Clostridium difficile superbug threatens Australia

1 October 2010

Australia faces an onslaught of antibiotic-resistant 'superbug' strains of Clostridium difficile unless surveillance and monitoring systems are quickly stepped up, an expert warned in the September issue of Healthcare Infection (2010; 15: 59-61).

Until this year, Australia had been protected by a combination of luck, relative geographical isolation and conservative policies regarding use of the antibiotic fluoroquinolone, said Professor Thomas V. Riley, a microbiologist and immunologist at the University of Western Australia. 

However, an outbreak of a fluoroquinolone-resistant 'superbug' strain of C. difficile infection (CDI) had occurred in Australia in early 2010, he said. This strain has been responsible for outbreaks of bowel infection with high rates of illness and death in hospitals across North America and Europe.
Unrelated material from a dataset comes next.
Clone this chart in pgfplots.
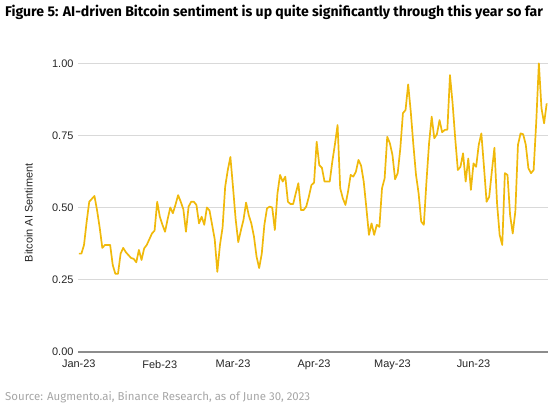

The superbug is both antibiotic-resistant and more toxic than other CDI strains.

At least 6 Victorian patients were diagnosed with the strain, which Professor Riley warned was "likely to spread unless surveillance and infection control measures are enhanced, and antibiotic stewardship reinforced".

Despite a 2008 recommendation for hospital surveillance programs to be set up, no states or territories had yet done so.

Nor had national data been collated or government funding provided for laboratories to identify C. difficile strains.

The situation was also unclear because of a lack of knowledge of whether community-acquired CDI was actually increasing overseas, or if the apparent rise was the result of better detection of cases.

 "Unfortunately many laboratories servicing GPs often do not examine faecal samples for C. difficile unless asked because of the continuing misconception that CDI is a hospital problem only", Professor Riley said.